Last summer, he promised Hamlin that he could run a seven-minute mile, and the coach was skeptical. Then Bacot stepped on the treadmill and did it.
His athleticism and his game improved in leaps and bounds his sophomore year, and Bacot was named All-Metro. He went a step further this year, earning the title of All-Metro player of the year.
“It showed a commitment to being in shape,” Hamlin said of Bacot’s running. “This year, he was an excellent defender.”
Trinity was blessed with size this year, and most opponents couldn’t match up. The Miller School (Albemarle) figured its best chance to beat Trinity was to outrun it. So it started five guards in its lineup against the Titans. Hamlin decided to assign Bacot to Miller’s point guard, DeShaun Wade, an East Carolina signee. Bacot performed admirably, slowing down Wade, and Trinity won by 10.
“I wasn’t sure it would work,” Hamlin said. “But he did an incredible job.”
He became smarter about cutting off angles and using his height to keep shooters from going over him. This year, Hamlin trusted Bacot enough that when his teammates were blocked by ball screens, Bacot would switch assignments and guard the ball. That’s the sort of thing he’ll need to do in college, the coach added. Bacot has offers from Virginia, Duke and North Carolina, among many others. He’s likely to sign in November.
When Bacot was a sophomore, Trinity won the Virginia Independent Schools Athletic Association Division I state title. But All-Metro player of the year Zach Jacobs (JMU) graduated, making Bacot the primary offensive weapon.
Opposing defenses knew it, and they played zones, collapsing around him, clogging the paint and disrupting his path to the basket.
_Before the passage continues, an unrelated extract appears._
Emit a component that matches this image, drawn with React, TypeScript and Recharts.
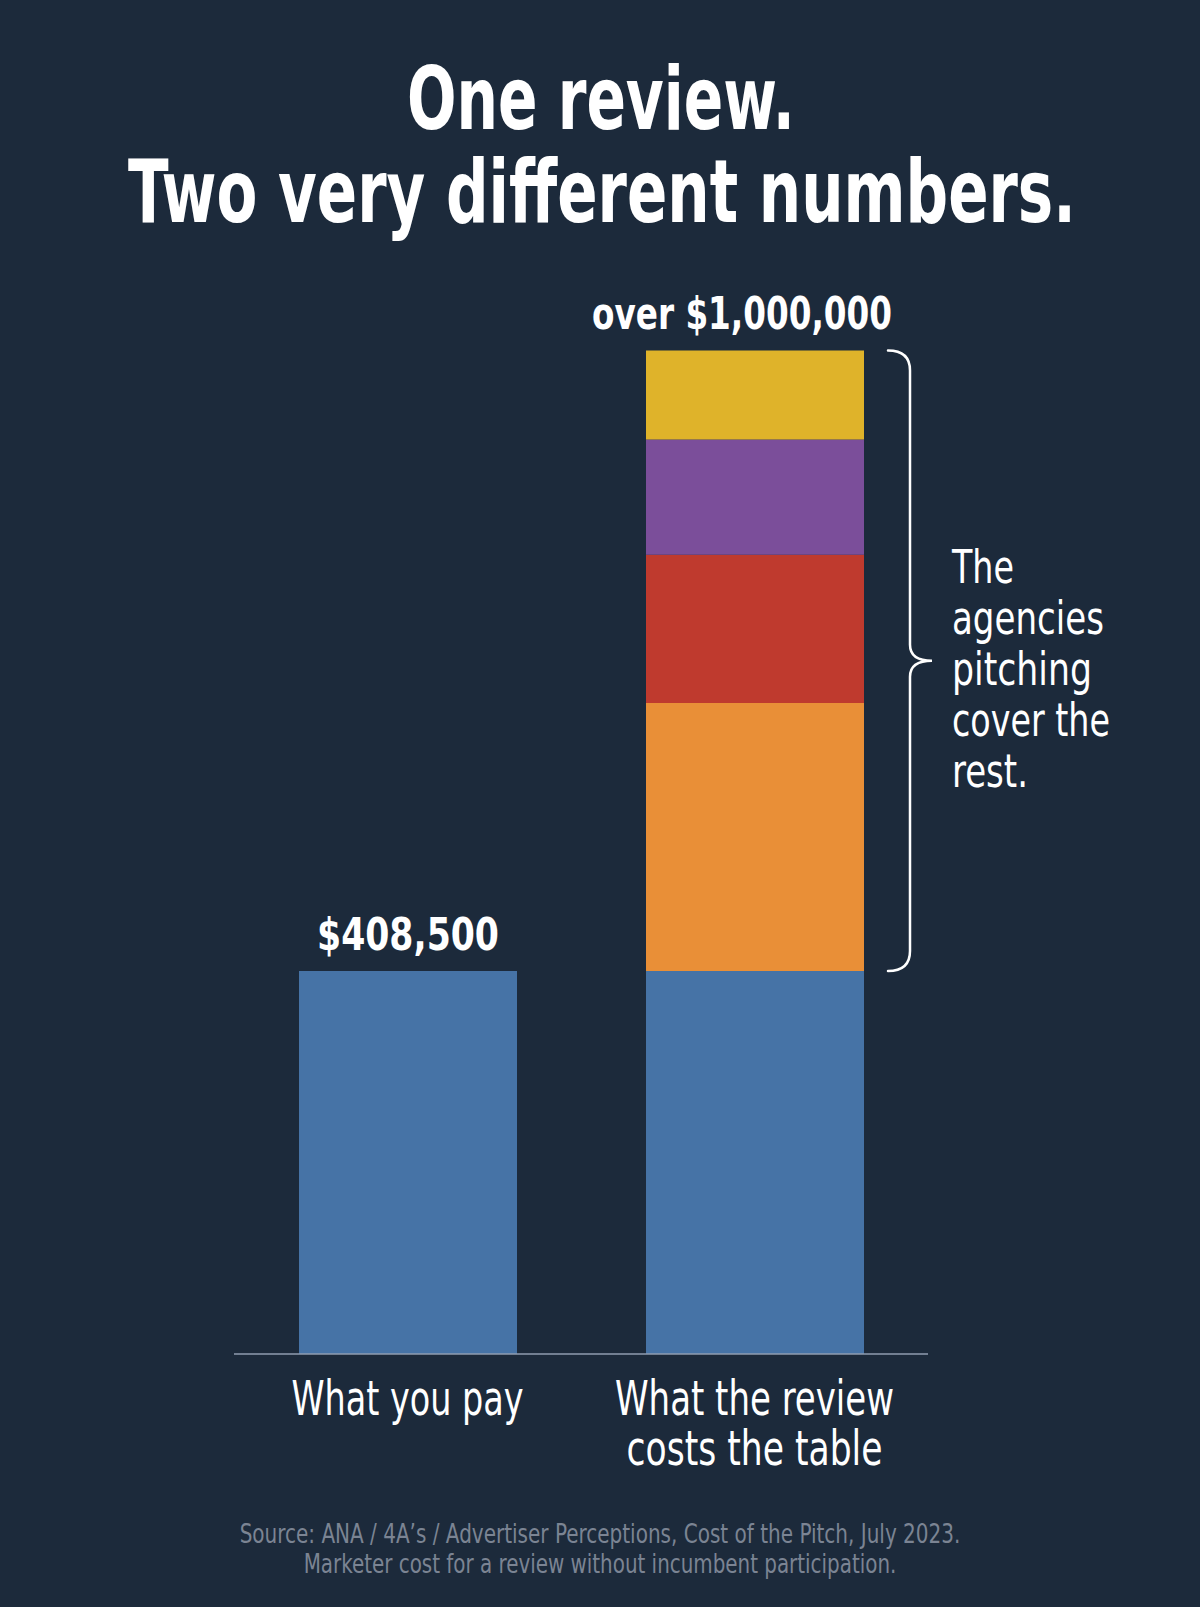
import React from 'react';
import { BarChart, Bar, XAxis, YAxis, LabelList, ReferenceArea } from 'recharts';

// Data
const categoryLines = [['What you pay'], ['What the review', 'costs the table']];
const categories = categoryLines.map((lines) => lines.join(' '));
const marketerCost = [408500, 408500];
const agencyCostA = [0, 286000]; // orange
const agencyCostB = [0, 158000]; // red
const agencyCostC = [0, 123000]; // purple
const agencyCostD = [0, 95000]; // yellow
const baseLabels = ['$408,500', ''];
const totalLabels = ['', 'over $1,000,000'];

const titleLines = ['One review.', 'Two very different numbers.'];
const noteLines = ['The', 'agencies', 'pitching', 'cover the', 'rest.'];
const sourceLines = [
  'Source: ANA / 4A’s / Advertiser Perceptions, Cost of the Pitch, July 2023.',
  'Marketer cost for a review without incumbent participation.',
];

const data = categories.map((category, i) => ({
  category,
  marketer: marketerCost[i],
  agencyA: agencyCostA[i],
  agencyB: agencyCostB[i],
  agencyC: agencyCostC[i],
  agencyD: agencyCostD[i],
  baseLabel: baseLabels[i],
  totalLabel: totalLabels[i],
}));

const pitchTotal =
  marketerCost[1] + agencyCostA[1] + agencyCostB[1] + agencyCostC[1] + agencyCostD[1];

// Styles
const BG = '#1c2a3b';
const COLORS = {
  marketer: '#4673a6',
  agencyA: '#e98f37',
  agencyB: '#bf3a2e',
  agencyC: '#7b4e9a',
  agencyD: '#dfb32a',
};
const FONT = '"Liberation Sans Narrow", "DejaVu Sans Condensed", "Roboto Condensed", Roboto, sans-serif';

// widths of each text in the reference, so the condensed look holds
const textWidths: Record<string, number> = {
  'One review.': 388,
  'Two very different numbers.': 948,
  '$408,500': 182,
  'over $1,000,000': 300,
  'What you pay': 232,
  'What the review': 279,
  'costs the table': 256,
  The: 62,
  agencies: 152,
  pitching: 140,
  'cover the': 158,
  'rest.': 76,
  [sourceLines[0]]: 721,
  [sourceLines[1]]: 593,
};

let measureCtx: CanvasRenderingContext2D | null = null;
const measureText = (text: string, size: number, weight: number) => {
  if (!measureCtx) measureCtx = document.createElement('canvas').getContext('2d');
  if (!measureCtx) return 0;
  measureCtx.font = `${weight} ${size}px ${FONT}`;
  return measureCtx.measureText(text).width;
};

// squeeze horizontally with a transform so the box stays honest
const FitText = ({ x, y, text, size, weight = 400, fill = '#ffffff', anchor = 'middle' }: any) => {
  const natural = measureText(text, size, weight);
  const target = textWidths[text];
  const sx = natural > 0 && target ? target / natural : 1;
  return (
    <text
      transform={`translate(${x} ${y}) scale(${sx} 1)`}
      x={0}
      y={0}
      fontFamily={FONT}
      fontSize={size}
      fontWeight={weight}
      fill={fill}
      textAnchor={anchor}
    >
      {text}
    </text>
  );
};

const ValueLabel = (props: any) => {
  const { x, y, width, value } = props;
  if (!value) return null;
  const dx = String(value).startsWith('over') ? -13 : 0;
  return (
    <FitText x={Number(x) + Number(width) / 2 + dx} y={Number(y) - 21} text={value} size={44} weight={700} />
  );
};

const CategoryTick = (props: any) => {
  const { x, y, payload } = props;
  const idx = categories.indexOf(payload.value);
  const lines = categoryLines[idx] ?? [payload.value];
  return (
    <g>
      {lines.map((line, i) => (
        <FitText key={i} x={x} y={Number(y) + 53 + i * 50} text={line} size={48} />
      ))}
    </g>
  );
};

// brace + note to the right of the stacked bar, placed from the y scale via ReferenceArea
const BraceNote = (props: any) => {
  const { x, y, width, height } = props;
  const right = Number(x) + Number(width);
  const top = Number(y);
  const bottom = top + Number(height);
  const mid = (top + bottom) / 2;
  const lx = right - 18;
  const hook = right - 40;
  const tip = right + 4;
  const d = [
    `M ${hook} ${top}`,
    `Q ${lx} ${top} ${lx} ${top + 20}`,
    `L ${lx} ${mid - 16}`,
    `Q ${lx} ${mid} ${tip} ${mid}`,
    `Q ${lx} ${mid} ${lx} ${mid + 16}`,
    `L ${lx} ${bottom - 20}`,
    `Q ${lx} ${bottom} ${hook} ${bottom}`,
  ].join(' ');
  return (
    <g>
      <path d={d} fill="none" stroke="#ffffff" strokeWidth={2.5} strokeLinecap="round" />
      {noteLines.map((line, i) => (
        <FitText key={i} x={right + 24} y={mid - 78 + i * 51} text={line} size={46} anchor="start" />
      ))}
    </g>
  );
};

export default function App() {
  return (
    <div style={{ position: 'absolute', left: 0, top: 0, width: 1200, height: 1607, background: BG, overflow: 'hidden' }}>
      <BarChart
        width={1200}
        height={1607}
        data={data}
        margin={{ top: 229, right: 272, bottom: 123, left: 234 }}
      >
        <XAxis
          dataKey="category"
          height={130}
          interval={0}
          tickLine={false}
          axisLine={{ stroke: '#8f9db0', strokeWidth: 1.5 }}
          tick={<CategoryTick />}
        />
        <YAxis hide domain={[0, 1200000]} />
        <ReferenceArea y1={marketerCost[1]} y2={pitchTotal} fill="none" stroke="none" shape={<BraceNote />} />
        <Bar dataKey="marketer" stackId="a" fill={COLORS.marketer} barSize={218} isAnimationActive={false}>
          <LabelList dataKey="baseLabel" content={<ValueLabel />} />
        </Bar>
        <Bar dataKey="agencyA" stackId="a" fill={COLORS.agencyA} barSize={218} isAnimationActive={false} />
        <Bar dataKey="agencyB" stackId="a" fill={COLORS.agencyB} barSize={218} isAnimationActive={false} />
        <Bar dataKey="agencyC" stackId="a" fill={COLORS.agencyC} barSize={218} isAnimationActive={false} />
        <Bar dataKey="agencyD" stackId="a" fill={COLORS.agencyD} barSize={218} isAnimationActive={false}>
          <LabelList dataKey="totalLabel" content={<ValueLabel />} />
        </Bar>
      </BarChart>

      {/* title and source */}
      <svg
        width={1200}
        height={1607}
        style={{ position: 'absolute', left: 0, top: 0, pointerEvents: 'none' }}
      >
        <FitText x={601} y={129} text={titleLines[0]} size={88} weight={700} />
        <FitText x={602} y={222} text={titleLines[1]} size={88} weight={700} />
        <FitText x={600} y={1543} text={sourceLines[0]} size={26} fill="#7b8493" />
        <FitText x={600} y={1573} text={sourceLines[1]} size={26} fill="#7b8493" />
      </svg>
    </div>
  );
}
Bacot embraced the challenge of being the star, Hamlin said. He enjoyed not having to defer. His best games came when Trinity needed it the most. In a state semifinal loss to Bishop O’Connell, he scored a career-high 45. When teammate Jason Wade missed a game against Benedictine, Bacot scored 39. On senior night against St. Anne’s-Belfield, Trinity started the game in a 12-0 hole. Bacot finished with 43, and Trinity won by 14.
“He saved his best for the biggest games,” Hamlin said.